Among these lines, how many include "chart"? Answer only with the number.

Material provided:
>>>

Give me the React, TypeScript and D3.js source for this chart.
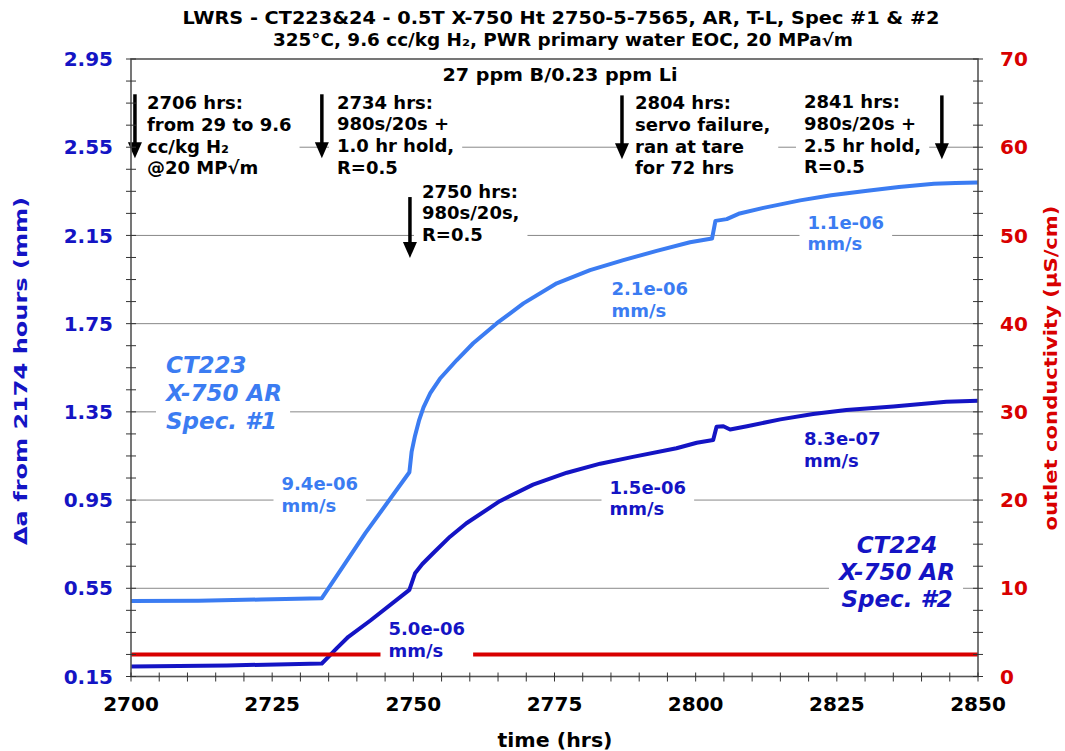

<<<
>>>

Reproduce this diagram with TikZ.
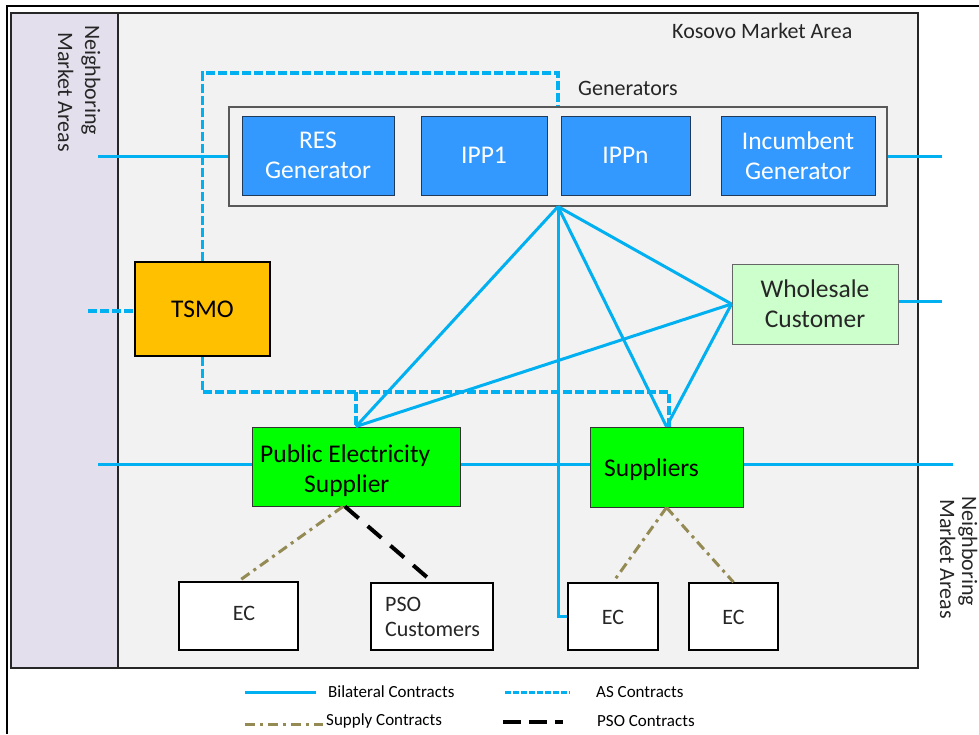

<<<
>>>

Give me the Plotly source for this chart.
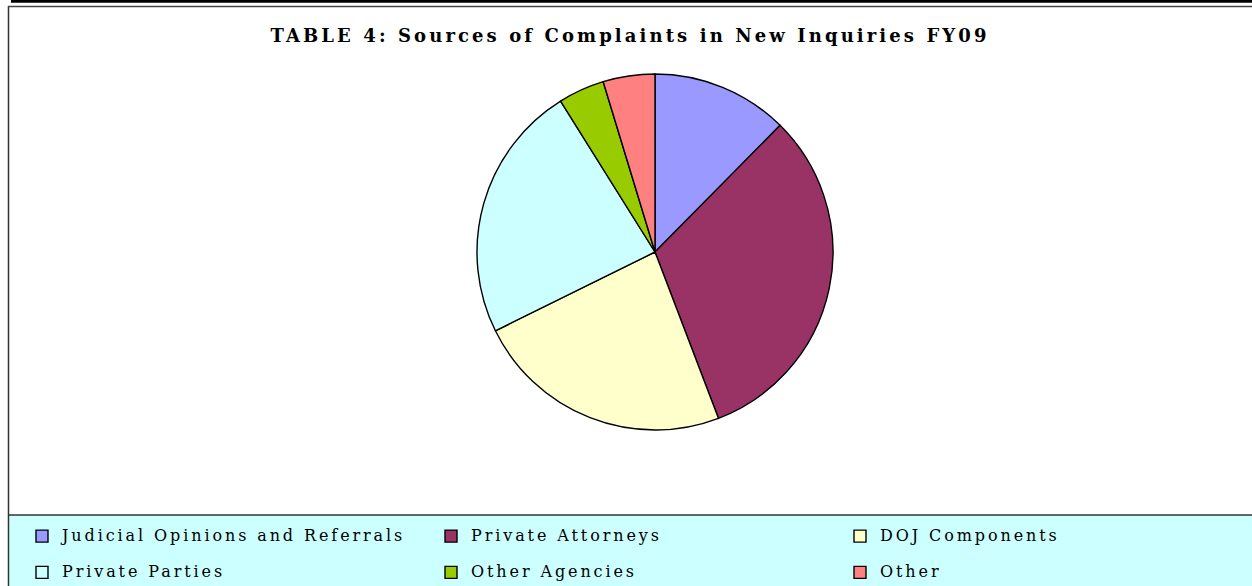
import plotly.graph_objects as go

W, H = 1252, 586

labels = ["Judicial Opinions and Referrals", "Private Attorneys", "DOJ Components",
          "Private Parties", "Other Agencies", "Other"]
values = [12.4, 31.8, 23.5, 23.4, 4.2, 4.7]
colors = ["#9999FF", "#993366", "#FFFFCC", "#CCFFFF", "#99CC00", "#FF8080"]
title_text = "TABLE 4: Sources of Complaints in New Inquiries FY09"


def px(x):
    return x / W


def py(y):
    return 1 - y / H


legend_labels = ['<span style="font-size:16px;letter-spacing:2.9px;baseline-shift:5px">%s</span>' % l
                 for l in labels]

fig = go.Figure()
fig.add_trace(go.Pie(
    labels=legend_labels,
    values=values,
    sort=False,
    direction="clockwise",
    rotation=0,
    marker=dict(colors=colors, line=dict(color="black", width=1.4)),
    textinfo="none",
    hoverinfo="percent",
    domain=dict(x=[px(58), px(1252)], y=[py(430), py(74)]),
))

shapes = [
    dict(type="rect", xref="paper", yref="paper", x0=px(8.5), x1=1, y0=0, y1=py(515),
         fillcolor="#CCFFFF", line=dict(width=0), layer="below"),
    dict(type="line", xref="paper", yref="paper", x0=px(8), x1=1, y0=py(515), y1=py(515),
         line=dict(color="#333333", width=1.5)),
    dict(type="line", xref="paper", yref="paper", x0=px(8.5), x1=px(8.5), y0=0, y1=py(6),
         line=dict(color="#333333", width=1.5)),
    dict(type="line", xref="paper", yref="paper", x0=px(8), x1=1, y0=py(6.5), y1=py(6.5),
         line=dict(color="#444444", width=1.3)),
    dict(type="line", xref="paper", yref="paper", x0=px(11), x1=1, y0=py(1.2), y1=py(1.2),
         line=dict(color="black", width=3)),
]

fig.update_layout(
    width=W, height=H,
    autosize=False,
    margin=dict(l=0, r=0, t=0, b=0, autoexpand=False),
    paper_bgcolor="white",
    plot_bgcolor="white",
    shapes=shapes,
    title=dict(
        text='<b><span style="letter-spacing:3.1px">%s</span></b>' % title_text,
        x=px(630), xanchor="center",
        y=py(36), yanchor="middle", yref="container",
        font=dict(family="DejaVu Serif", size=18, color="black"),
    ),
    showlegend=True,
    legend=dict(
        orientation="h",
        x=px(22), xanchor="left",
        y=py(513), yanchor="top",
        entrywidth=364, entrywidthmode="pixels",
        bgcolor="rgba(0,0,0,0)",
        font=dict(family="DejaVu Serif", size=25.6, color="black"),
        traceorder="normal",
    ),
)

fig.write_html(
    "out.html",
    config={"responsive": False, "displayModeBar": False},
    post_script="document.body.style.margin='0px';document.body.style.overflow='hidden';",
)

<<<

Expected answer:
2